NB : My “BM Reports + ESO” datasets are provided as pre-processed “thirty-minute / half-hour averages”. Variants of Gridwatch’s “sampled every five minutes” data will probably widen the range, both up and down …

Note also the “benefits” of being able to select the 28-day (/ 4-week) period during which you want to look for “the highest possible minimum value”, e.g. when those “28 days” just happen to be “February 2022”.

GB-Electricity_Wind-min-max_Jan2018-Feb2022.png
observa
March 18, 2022 8:22 am

Offshore wind is a good way to go broke unless the subsidy mining pays dividends-
‘Offshore wind is fundamentally sick… no one’s making money’: ex-Orsted technology chief | Recharge (rechargenews.com)

Pat Smith
March 18, 2022 9:05 am

Here is a graphic showing the UK 2020 average daily wind power in GW, sorted from least windy day to most. On the least windy day, the total average power produced by all wind turbines (on- and off-shore) is 275MW, the greatest day was 12.666 GW, a 46 fold difference. Most importantly, the daily averages form a straight line between these two numbers – there are as many days below the average of 6.09 GW as above.

average wind power in 2020 sorted least to most.png
Coach Springer
March 18, 2022 10:44 am

So how vulnerable is our whole grid to sabotage of off-shore wind farms? Asking for a dystopian friend.

rhs
Reply to  Coach Springer
March 18, 2022 6:21 pm

A few feet of det cord would likely cut through the main structure like a knife through hot butter.

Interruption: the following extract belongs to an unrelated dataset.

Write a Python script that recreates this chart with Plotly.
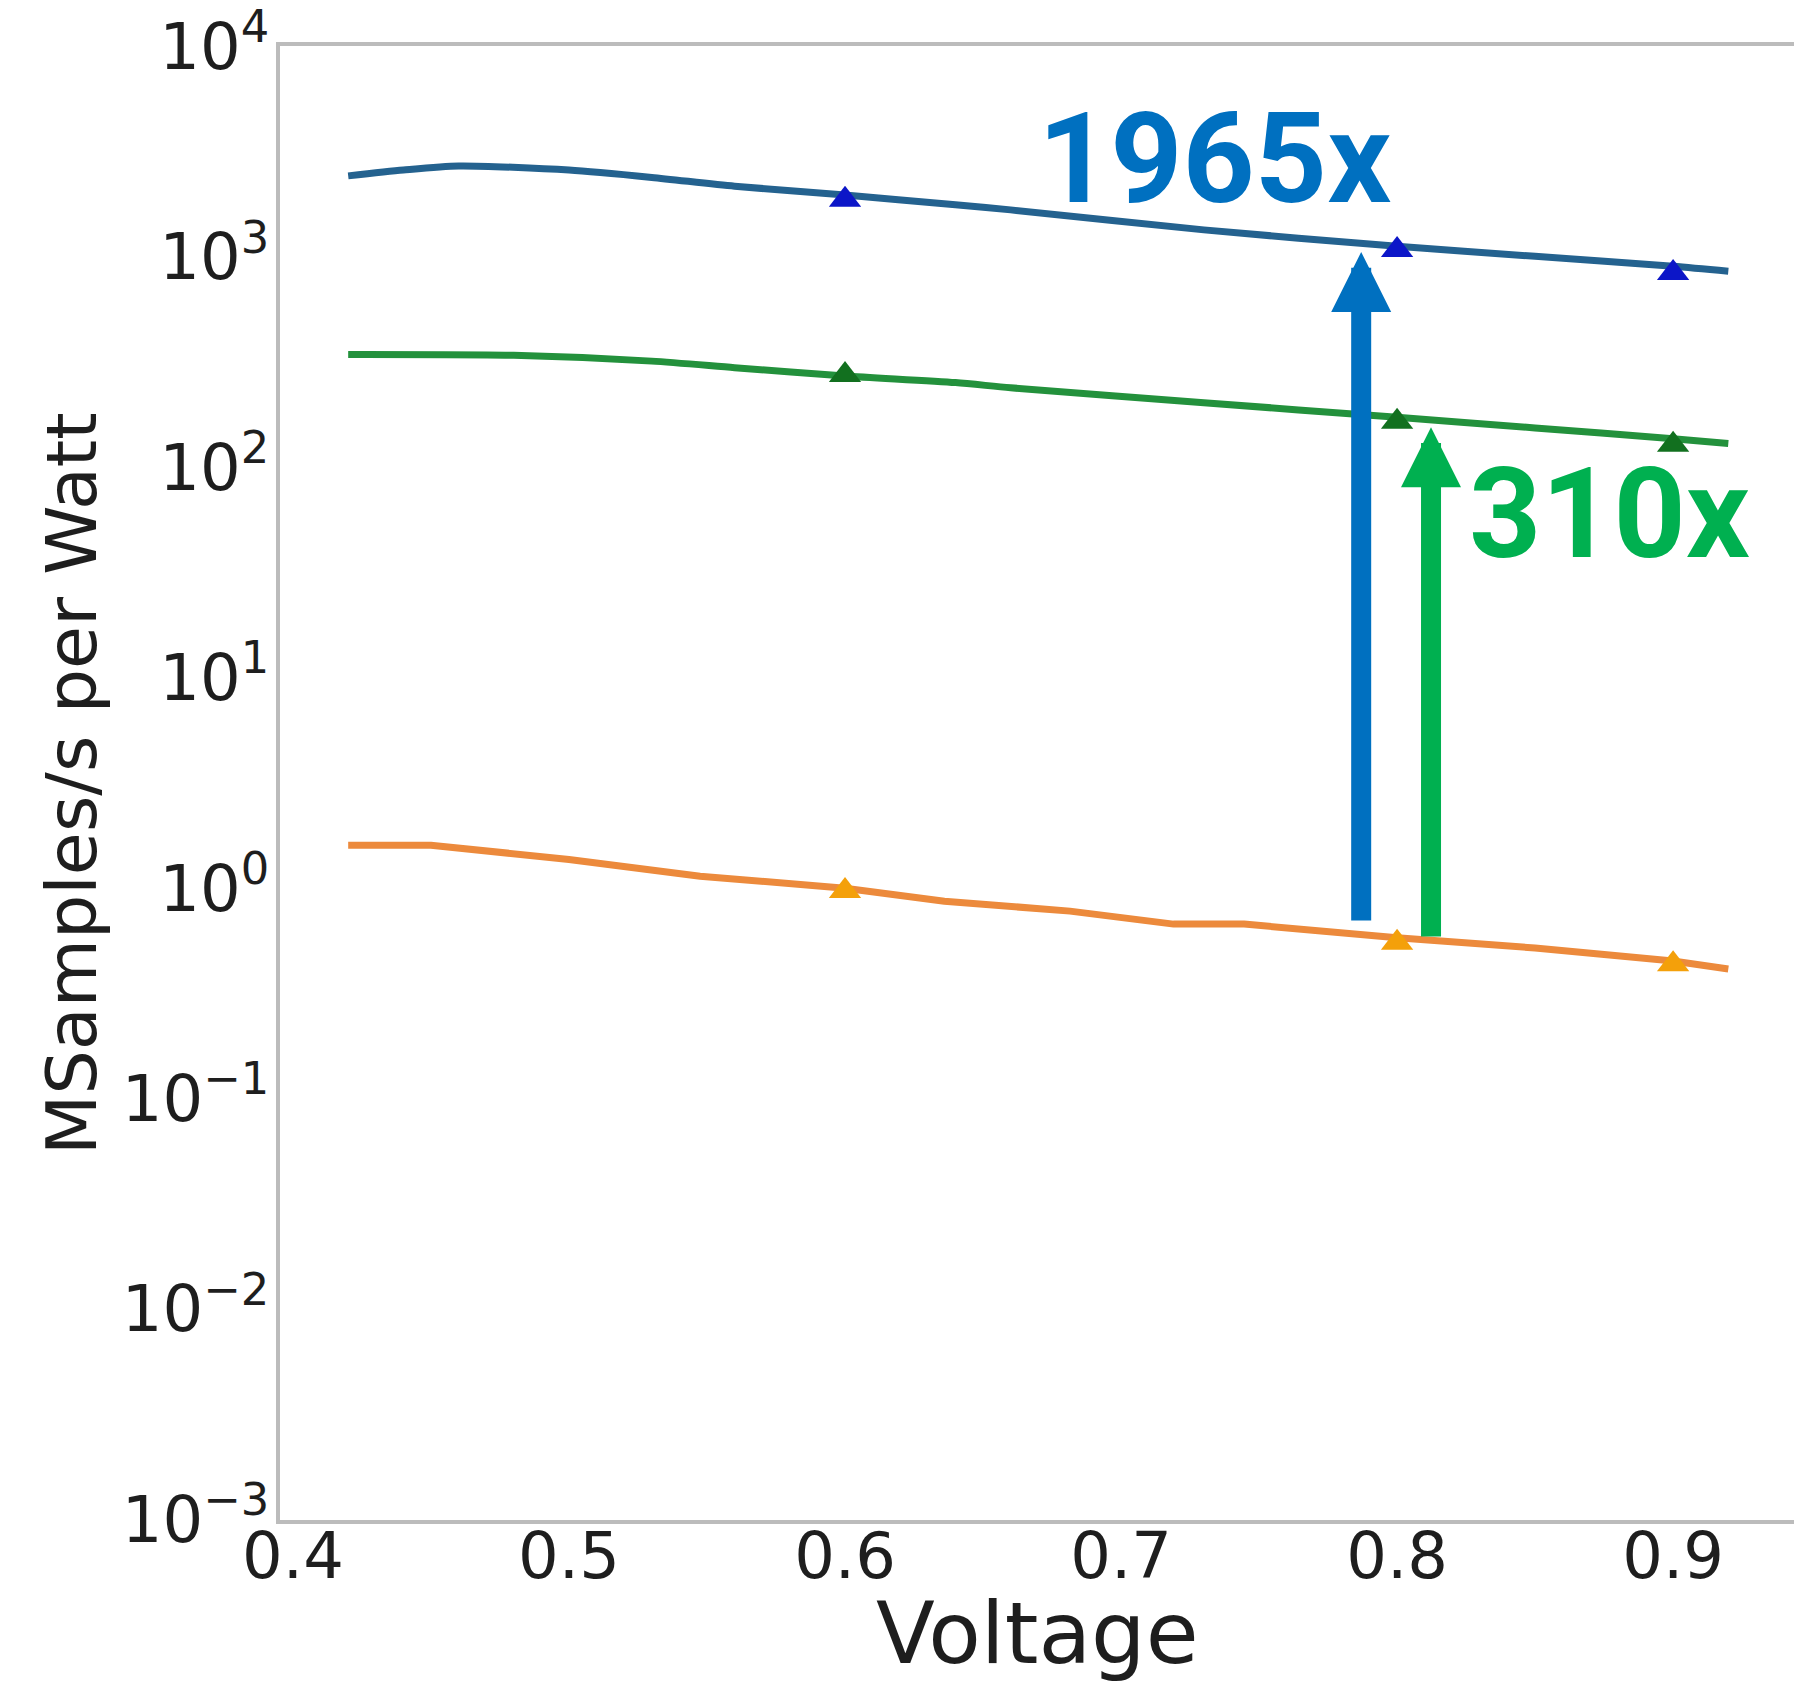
import math
import plotly.graph_objects as go

# ---- data ----
blue_x = [0.42, 0.44, 0.46, 0.50, 0.53, 0.56, 0.60, 0.64, 0.66, 0.73, 0.80, 0.85, 0.90, 0.92]
blue_y = [2430, 2590, 2710, 2590, 2390, 2170, 1970, 1770, 1675, 1346, 1124, 1008, 903, 855]

green_x = [0.42, 0.48, 0.53, 0.56, 0.60, 0.64, 0.66, 0.73, 0.80, 0.85, 0.90, 0.92]
green_y = [344, 341, 320, 298, 272, 253, 239, 203, 173, 154, 137, 130]

orange_x = [0.42, 0.45, 0.50, 0.5475, 0.60, 0.636, 0.6815, 0.719, 0.7446, 0.80, 0.85, 0.90, 0.92]
orange_y = [1.60, 1.60, 1.37, 1.14, 1.00, 0.867, 0.778, 0.675, 0.675, 0.581, 0.52, 0.451, 0.413]

marker_x = [0.6, 0.8, 0.9]
blue_marker_y = [1870, 1080, 840]
green_marker_y = [275, 165, 128]
orange_marker_y = [0.97, 0.55, 0.435]

x_ticks = [0.4, 0.5, 0.6, 0.7, 0.8, 0.9]
x_ticktext = ["0.4", "0.5", "0.6", "0.7", "0.8", "0.9"]
y_exps = [-3, -2, -1, 0, 1, 2, 3, 4]

# arrows (x position, bottom value, tip value) and labels
blue_arrow = (0.787, 0.69, 1056)
green_arrow = (0.8123, 0.58, 155)
blue_label = ("1965x", 0.734, 10 ** 3.464)
green_label = ("310x", 0.877, 10 ** 1.777)

BLUE_LINE = "#24628f"
GREEN_LINE = "#23913c"
ORANGE_LINE = "#ec8a3c"
BLUE_MK = "#0c16c8"
GREEN_MK = "#12701f"
ORANGE_MK = "#f4a00a"
ARROW_BLUE = "#0070c0"
ARROW_GREEN = "#00b050"
TXT = "#1e1e1e"

fig = go.Figure()
for xs, ys, col, shape in [(blue_x, blue_y, BLUE_LINE, "spline"),
                           (green_x, green_y, GREEN_LINE, "spline"),
                           (orange_x, orange_y, ORANGE_LINE, "linear")]:
    fig.add_trace(go.Scatter(x=xs, y=ys, mode="lines",
                             line=dict(color=col, width=7, shape=shape, smoothing=0.7),
                             showlegend=False, hoverinfo="skip"))
for ys, col in [(blue_marker_y, BLUE_MK), (green_marker_y, GREEN_MK),
                (orange_marker_y, ORANGE_MK)]:
    fig.add_trace(go.Scatter(x=marker_x, y=ys, mode="markers",
                             marker=dict(symbol="triangle-up", size=28, color=col,
                                         line=dict(width=0)),
                             showlegend=False, hoverinfo="skip"))

annotations = []
for (ax_x, y0, y1), col in [(blue_arrow, ARROW_BLUE), (green_arrow, ARROW_GREEN)]:
    annotations.append(dict(
        x=ax_x, y=math.log10(y1), xref="x", yref="y",
        ax=ax_x, ay=math.log10(y0), axref="x", ayref="y",
        text="", showarrow=True, arrowhead=2, arrowsize=0.6, arrowwidth=20,
        arrowcolor=col, standoff=0, startstandoff=0, font=dict(size=1)))

for (txt, lx, ly), col in [(blue_label, ARROW_BLUE), (green_label, ARROW_GREEN)]:
    annotations.append(dict(
        x=lx, y=math.log10(ly), xref="x", yref="y", text="<b>%s</b>" % txt,
        showarrow=False, xanchor="center", yanchor="middle",
        font=dict(family="Roboto", size=126, color=col)))

# axis titles
annotations.append(dict(x=-0.1374, y=0.5, xref="paper", yref="paper",
                        text="MSamples/s per Watt", textangle=-90, showarrow=False,
                        xanchor="center", yanchor="middle",
                        font=dict(family="DejaVu Sans", size=70, color=TXT)))
annotations.append(dict(x=0.5, y=-0.0765, xref="paper", yref="paper",
                        text="Voltage", showarrow=False,
                        xanchor="center", yanchor="middle",
                        font=dict(family="DejaVu Sans", size=86, color=TXT)))

y_ticktext = []
for e in y_exps:
    s = str(e).replace("-", "\u2212")
    y_ticktext.append("10<sup>%s</sup>" % s)

fig.update_layout(
    width=1794, height=1687,
    margin=dict(l=280, r=0, t=43, b=167, pad=0),
    paper_bgcolor="white", plot_bgcolor="white",
    annotations=annotations,
    xaxis=dict(range=[0.3953, 0.9438], tickvals=x_ticks, ticktext=x_ticktext,
               showgrid=False, zeroline=False, showline=True, linecolor="#bcbcbc",
               linewidth=4, mirror=True, ticks="", ticklabelstandoff=-23,
               ticklabeloverflow="allow",
               tickfont=dict(family="DejaVu Sans", size=64, color=TXT)),
    yaxis=dict(type="log", range=[-3.003, 4.003], tickvals=[10 ** e for e in y_exps],
               ticktext=y_ticktext, showgrid=False, zeroline=False, showline=True,
               linecolor="#bcbcbc", linewidth=4, mirror=False, ticks="",
               ticklabelstandoff=-6, ticklabeloverflow="allow",
               tickfont=dict(family="DejaVu Sans", size=64, color=TXT)),
)

fig.write_html("out.html")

Speaking for a dystopic friend.

Geoffrey Williams
March 18, 2022 2:00 pm

A simple and straightforward study confirms the futility of wind energy . .

Rich Lentz
March 18, 2022 2:20 pm

Still not mentioned in any publication of Wind Turbine farm output is the INPUT or “House load, power needed to make power, etc. Typically it is approximately 10% of the rated name plate output.

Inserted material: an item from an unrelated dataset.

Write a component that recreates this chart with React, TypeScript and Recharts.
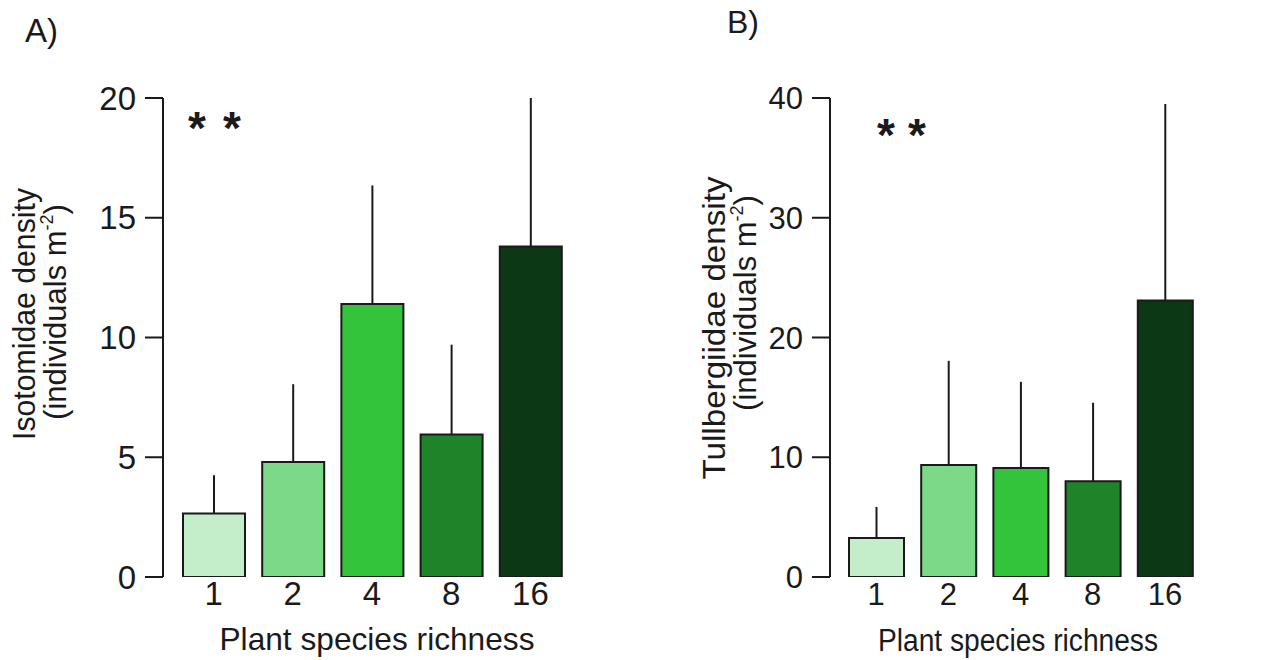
import React from "react";
import { BarChart, Bar, XAxis, YAxis, ErrorBar, Cell } from "recharts";

// plant species richness levels (x categories)
const richness = ["1", "2", "4", "8", "16"];
const barColors = ["#c4eeca", "#7bd987", "#33c43c", "#1f8329", "#0d3815"];

// A) Isotomidae: mean and upper error (SE)
const isotomidaeMean = [2.65, 4.8, 11.4, 5.95, 13.8];
const isotomidaeSE = [1.6, 3.25, 4.95, 3.75, 6.2];
const isotomidaeTicks = [0, 5, 10, 15, 20];

// B) Tullbergiidae
const tullbergiidaeMean = [3.25, 9.35, 9.1, 8.0, 23.1];
const tullbergiidaeSE = [2.6, 8.7, 7.2, 6.55, 16.4];
const tullbergiidaeTicks = [0, 10, 20, 30, 40];

const FONT = '"Liberation Sans", Arial, Helvetica, sans-serif';
const INK = "#1a1a1a";

function buildRows(mean: number[], se: number[]) {
  return richness.map((r, i) => ({ richness: r, mean: mean[i], err: [0, se[i]] }));
}

interface PanelProps {
  left: number;
  width: number;
  marginLeft: number;
  marginRight: number;
  padLeft: number;
  barSize: number;
  mean: number[];
  se: number[];
  ticks: number[];
  yFont: number;
  xFont: number;
  xTickMargin: number;
}

function Panel(p: PanelProps) {
  const data = buildRows(p.mean, p.se);
  const max = p.ticks[p.ticks.length - 1];
  return (
    <div style={{ position: "absolute", left: p.left, top: 0 }}>
      <BarChart
        width={p.width}
        height={660}
        data={data}
        margin={{ top: 98, right: p.marginRight, bottom: 43, left: p.marginLeft }}
      >
        <XAxis
          dataKey="richness"
          axisLine={false}
          tickLine={false}
          tickSize={0}
          tickMargin={p.xTickMargin}
          height={40}
          padding={{ left: p.padLeft, right: 0 }}
          tick={{ fontSize: p.xFont, fill: INK, fontFamily: FONT }}
          interval={0}
        />
        <YAxis
          domain={[0, max]}
          ticks={p.ticks}
          width={70}
          tickSize={18}
          tickMargin={9}
          axisLine={{ stroke: INK, strokeWidth: 2 }}
          tickLine={{ stroke: INK, strokeWidth: 2 }}
          tick={{ fontSize: p.yFont, fill: INK, fontFamily: FONT }}
          allowDataOverflow
        />
        <Bar
          dataKey="mean"
          barSize={p.barSize}
          stroke={INK}
          strokeWidth={2}
          isAnimationActive={false}
        >
          {data.map((d, i) => (
            <Cell key={d.richness} fill={barColors[i]} />
          ))}
          <ErrorBar dataKey="err" width={0} stroke={INK} strokeWidth={2} direction="y" />
        </Bar>
      </BarChart>
    </div>
  );
}

export default function App() {
  return (
    <div
      style={{
        position: "absolute",
        left: 0,
        top: 0,
        width: 1265,
        height: 660,
        background: "#fff",
        fontFamily: FONT,
      }}
    >
      <Panel
        left={0}
        width={600}
        marginLeft={93}
        marginRight={30}
        padLeft={11}
        barSize={62}
        mean={isotomidaeMean}
        se={isotomidaeSE}
        ticks={isotomidaeTicks}
        yFont={33}
        xFont={33}
        xTickMargin={5}
      />
      <Panel
        left={640}
        width={625}
        marginLeft={120}
        marginRight={64}
        padLeft={10}
        barSize={55}
        mean={tullbergiidaeMean}
        se={tullbergiidaeSE}
        ticks={tullbergiidaeTicks}
        yFont={31}
        xFont={31}
        xTickMargin={6}
      />
      <svg
        width={1265}
        height={660}
        style={{ position: "absolute", left: 0, top: 0, pointerEvents: "none" }}
        fontFamily={FONT}
        fill={INK}
      >
        <text x={25} y={42} fontSize={33}>A)</text>
        <text x={727} y={33} fontSize={32}>B)</text>

        <text x={377} y={650} fontSize={32} textAnchor="middle" textLength={315} lengthAdjust="spacingAndGlyphs">
          Plant species richness
        </text>
        <text x={1018} y={651} fontSize={31} textAnchor="middle" textLength={280} lengthAdjust="spacingAndGlyphs">
          Plant species richness
        </text>

        <text transform="translate(35,314) rotate(-90)" fontSize={32} textAnchor="middle" textLength={252} lengthAdjust="spacingAndGlyphs">
          Isotomidae density
        </text>
        <text transform="translate(66,312) rotate(-90)" fontSize={31} textAnchor="middle">
          (individuals m<tspan fontSize={18} dy={-13}>-2</tspan><tspan dy={13}>)</tspan>
        </text>
        <text transform="translate(725,328) rotate(-90)" fontSize={32} textAnchor="middle" textLength={303} lengthAdjust="spacingAndGlyphs">
          Tullbergiidae density
        </text>
        <text transform="translate(756,303) rotate(-90)" fontSize={31} textAnchor="middle">
          (individuals m<tspan fontSize={18} dy={-13}>-2</tspan><tspan dy={13}>)</tspan>
        </text>

        <text x={197} y={144} fontSize={46} fontWeight="bold" textAnchor="middle">*</text>
        <text x={232} y={144} fontSize={46} fontWeight="bold" textAnchor="middle">*</text>
        <text x={886} y={151} fontSize={46} fontWeight="bold" textAnchor="middle">*</text>
        <text x={917} y={151} fontSize={46} fontWeight="bold" textAnchor="middle">*</text>
      </svg>
    </div>
  );
}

Daily production ranges from 8322 to 84984 MWh, with a monthly average of 49245 MWh.”

Ten percent of 90,000 is 9,000 that means the NET, not gross energy produced – (Production – minus house load) on average is 49,245 – 9000 = 40,245 or about 45% of name plate power provided.

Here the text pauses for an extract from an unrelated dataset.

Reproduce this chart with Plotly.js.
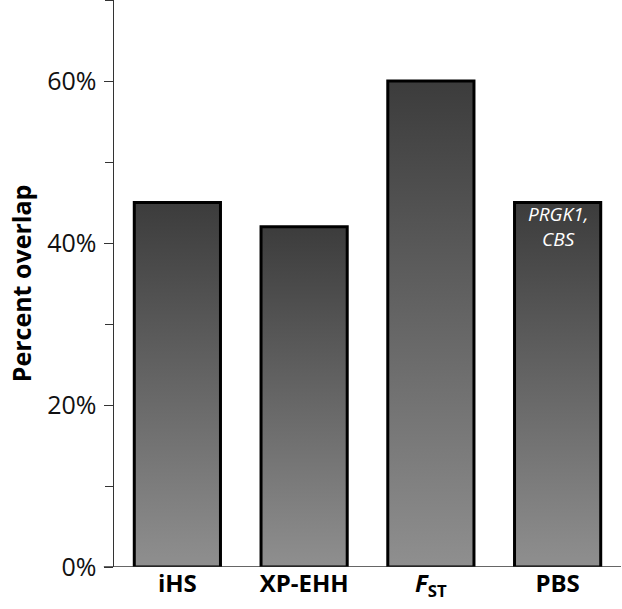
<!DOCTYPE html>
<html>
<head>
<meta charset="utf-8">
<script src="https://cdn.plot.ly/plotly-3.0.1.min.js"></script>
<style>html,body{margin:0;padding:0;background:#fff}#chart{width:622px;height:609px}</style>
</head>
<body>
<div id="chart"></div>
<script>
const categories = ['iHS', 'XP-EHH', 'FST', 'PBS'];
const tickLabels = ['<b>iHS</b>', '<b>XP-EHH</b>', '<b><i>F</i><sub>ST</sub></b>', '<b>PBS</b>'];
const overlap = [45, 42, 60, 45];
const yTickVals = [0, 20, 40, 60];
const yTickText = ['0%', '20%', '40%', '60%'];
const noteCategory = 'PBS';
const noteValue = 42;
const noteText = '<i>PRGK1,</i><br><i>CBS</i>';

const trace = {
  type: 'bar',
  x: categories,
  y: overlap,
  marker: { color: '#666666', line: { color: '#000000', width: 3 } },
  hoverinfo: 'none'
};

const layout = {
  width: 622, height: 609,
  margin: { l: 114, r: 1, t: 0, b: 42 },
  paper_bgcolor: '#ffffff', plot_bgcolor: '#ffffff',
  showlegend: false,
  bargap: 0.32,
  font: { family: 'Open Sans, sans-serif', color: '#000000' },
  xaxis: {
    type: 'category',
    tickvals: categories, ticktext: tickLabels,
    showgrid: false, zeroline: false, showline: false,
    ticks: '', tickfont: { size: 24, color: '#000' },
    range: [-0.5, 3.5], fixedrange: true
  },
  yaxis: {
    range: [0, 70],
    tickvals: yTickVals, ticktext: yTickText,
    tickfont: { size: 25, color: '#111' },
    ticks: 'outside', ticklen: 9, tickwidth: 1, tickcolor: '#333',
    ticklabelstandoff: 2,
    minor: { dtick: 10, ticks: 'outside', ticklen: 8, tickcolor: '#333', tickwidth: 1 },
    showline: true, linecolor: '#333', linewidth: 1.5,
    showgrid: false, zeroline: false,
    title: { text: '<b>Percent overlap</b>', font: { size: 25, color: '#000' }, standoff: 8 },
    fixedrange: true
  },
  shapes: [{
    type: 'line', xref: 'paper', yref: 'y',
    x0: -0.02, x1: 1, y0: 0, y1: 0,
    line: { color: '#333', width: 1.5 }
  }],
  annotations: [{
    x: noteCategory, y: noteValue, xref: 'x', yref: 'y',
    text: noteText, showarrow: false,
    font: { size: 19, color: '#ffffff', family: 'Open Sans, sans-serif' },
    align: 'center'
  }]
};

Plotly.newPlot('chart', [trace], layout, { displayModeBar: false, staticPlot: true }).then(function (gd) {
  const svg = gd.querySelector('svg.main-svg');
  const ns = 'http://www.w3.org/2000/svg';
  let defs = svg.querySelector('defs');
  if (!defs) { defs = document.createElementNS(ns, 'defs'); svg.insertBefore(defs, svg.firstChild); }
  const grad = document.createElementNS(ns, 'linearGradient');
  grad.setAttribute('id', 'barGrad');
  grad.setAttribute('x1', '0'); grad.setAttribute('y1', '0');
  grad.setAttribute('x2', '0'); grad.setAttribute('y2', '1');
  [['0', '#3c3c3c'], ['1', '#8f8f8f']].forEach(function (s) {
    const st = document.createElementNS(ns, 'stop');
    st.setAttribute('offset', s[0]);
    st.setAttribute('stop-color', s[1]);
    grad.appendChild(st);
  });
  defs.appendChild(grad);
  gd.querySelectorAll('.bars .point path').forEach(function (p) {
    p.style.fill = 'url(#barGrad)';
  });
});
</script>
</body>
</html>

I provide that number with caution as averages of averages do NOT produce the true, actual, average of the individual discrete daily numbers.

March 18, 2022 11:25 pm

This graphic shows the recorded hourly wind power output for Germany in 2021

Screenshot 2022-03-19 at 07.23.16.png
John Furst
March 19, 2022 4:51 am

Missing in discussion of wind and solar:
Existing, reliable, stable electric generating capacity must be in place and some running when wind and solar is on /off or below instantaneous demand.

Instability of frequency/voltage at any moment (seconds and minutes, not hours, days) threatens disasterous, wide-spread, damaging grid collapse…safety trips and blackouts that take time to recover from. The damage to equipment sometimes takes hours to recover (with available, adequate, stable, reliable reserves), often days or even months to replace damaged equipment. Human casualties are incurred within hours.

Only an intentionally ignorant regulator/politician/etc or terrorist would remove reliable electric sources BEFORE reliable replacements are in place!

PCman999
March 20, 2022 12:19 am

From that one graph alone I figured at least 300 MWh of storage capacity are needed to fill in the supply to maintain the average. Has anyone run an analysis of the past, say, ten years to see how much storage is required for each GW of capacity to meet demand reliably?

I’m trying to keep an open mind – even if the green scheme seems to be getting every more complex and expensive, an energy Rube Goldberg machine, with solar panels and wind turbines spread out all over the land and sea connected by an ugly and vulnerable web of power tines to huge farms of batteries and to relatively small dams for storage.

Captain climate
March 21, 2022 3:46 am

Renewables are just magic. It’s not supposed to be a plan that involved practicality. You’re supposed to just virtue signal and let the engineers figure it out, and then act surprised when the cost of energy quintuples.

James Bull
March 21, 2022 4:17 am

Sorry I’m a bad person with a bad sense of humour!
I read the title and my first thought was….
How quickly do the windmills catch fire?

James Bull

Dan M
March 21, 2022 10:35 am

Although Paul does not state this, based on his numbers, the maximum generating capacity of all of these wind farms put together is 119MW.

For the month cited, the maximum generation that was reached was 84984MW on one day, which is only 71.4% of capacity.

The average per day was 49245MW, which is only 41% of capacity. For roughly 1/4 of the time, generation averaged below 20% of capacity.

Assuming this month is representative of an average month, alternative sources (fossil fuels, anyone?) are needed to supply 80% of power capacity for 8 days each month at random times.

No one in their right mind would look at these numbers and say that wind power makes sense.

But what about battery backups? Well, first, multiply by many times the number of wind turbines in order to get your output up to meet required output. Then spend trillions of dollars to build battery backups. Then every 5 years spend trillions again (plus inflation) to replace those batteries with new ones.